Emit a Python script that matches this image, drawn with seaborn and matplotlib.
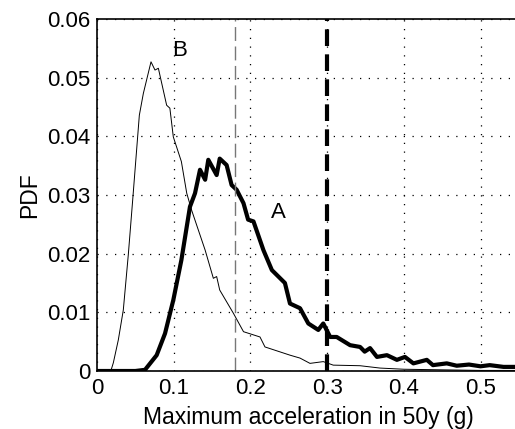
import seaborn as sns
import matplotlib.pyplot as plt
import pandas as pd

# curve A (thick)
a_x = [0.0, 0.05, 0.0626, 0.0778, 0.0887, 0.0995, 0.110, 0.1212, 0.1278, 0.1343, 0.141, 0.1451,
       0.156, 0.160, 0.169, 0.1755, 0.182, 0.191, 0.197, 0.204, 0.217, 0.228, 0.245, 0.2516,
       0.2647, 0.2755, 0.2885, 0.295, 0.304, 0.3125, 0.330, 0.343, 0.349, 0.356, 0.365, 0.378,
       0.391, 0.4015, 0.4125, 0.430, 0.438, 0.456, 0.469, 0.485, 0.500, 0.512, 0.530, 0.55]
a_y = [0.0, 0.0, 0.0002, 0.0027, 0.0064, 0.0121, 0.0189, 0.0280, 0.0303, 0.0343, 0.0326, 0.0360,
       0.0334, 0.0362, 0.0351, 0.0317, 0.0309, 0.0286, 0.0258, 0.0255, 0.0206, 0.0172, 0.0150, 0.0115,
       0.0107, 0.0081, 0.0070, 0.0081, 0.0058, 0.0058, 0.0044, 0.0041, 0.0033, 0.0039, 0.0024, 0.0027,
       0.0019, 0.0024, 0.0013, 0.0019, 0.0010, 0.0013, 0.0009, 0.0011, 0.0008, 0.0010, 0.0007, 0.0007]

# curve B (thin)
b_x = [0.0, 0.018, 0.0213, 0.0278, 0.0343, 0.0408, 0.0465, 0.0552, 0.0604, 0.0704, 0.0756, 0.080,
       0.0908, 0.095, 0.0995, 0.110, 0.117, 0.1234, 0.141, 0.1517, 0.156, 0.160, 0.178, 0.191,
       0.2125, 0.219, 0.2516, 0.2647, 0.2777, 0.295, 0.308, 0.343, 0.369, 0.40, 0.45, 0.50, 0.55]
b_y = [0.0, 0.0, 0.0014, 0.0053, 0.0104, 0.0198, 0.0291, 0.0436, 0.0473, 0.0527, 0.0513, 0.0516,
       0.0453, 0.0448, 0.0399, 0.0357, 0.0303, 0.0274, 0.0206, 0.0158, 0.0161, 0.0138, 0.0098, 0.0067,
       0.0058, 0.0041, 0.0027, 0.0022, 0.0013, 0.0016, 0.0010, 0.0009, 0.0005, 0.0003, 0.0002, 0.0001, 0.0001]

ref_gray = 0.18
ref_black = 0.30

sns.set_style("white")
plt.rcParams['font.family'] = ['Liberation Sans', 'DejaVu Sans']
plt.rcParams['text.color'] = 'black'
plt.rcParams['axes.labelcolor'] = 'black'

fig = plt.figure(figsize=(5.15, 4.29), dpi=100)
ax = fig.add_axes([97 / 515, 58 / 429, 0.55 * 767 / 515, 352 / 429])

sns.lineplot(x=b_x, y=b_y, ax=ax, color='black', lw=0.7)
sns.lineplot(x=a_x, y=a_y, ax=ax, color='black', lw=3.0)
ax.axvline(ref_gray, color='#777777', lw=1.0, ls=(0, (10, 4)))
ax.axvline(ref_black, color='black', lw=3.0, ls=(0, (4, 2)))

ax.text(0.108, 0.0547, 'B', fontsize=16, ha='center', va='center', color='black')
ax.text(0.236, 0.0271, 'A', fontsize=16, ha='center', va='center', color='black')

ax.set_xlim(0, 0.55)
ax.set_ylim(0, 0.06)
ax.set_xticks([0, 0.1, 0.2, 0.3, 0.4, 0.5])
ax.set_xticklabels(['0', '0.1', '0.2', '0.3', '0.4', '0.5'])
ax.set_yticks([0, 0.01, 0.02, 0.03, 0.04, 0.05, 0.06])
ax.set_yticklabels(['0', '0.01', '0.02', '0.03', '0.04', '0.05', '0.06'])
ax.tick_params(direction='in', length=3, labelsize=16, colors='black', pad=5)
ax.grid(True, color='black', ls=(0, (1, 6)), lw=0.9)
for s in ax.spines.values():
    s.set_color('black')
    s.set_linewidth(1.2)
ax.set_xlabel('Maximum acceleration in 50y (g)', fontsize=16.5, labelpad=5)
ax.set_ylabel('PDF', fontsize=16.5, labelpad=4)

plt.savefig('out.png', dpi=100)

== PROBLEM ==
Leave out the pictures and repeat exactly the lines from the start of the material through the line that contains "import pandas as pd", both included.

== RESULT FOR THIS EXERCISE ==
Emit a Python script that matches this image, drawn with seaborn and matplotlib.
import seaborn as sns
import matplotlib.pyplot as plt
import pandas as pd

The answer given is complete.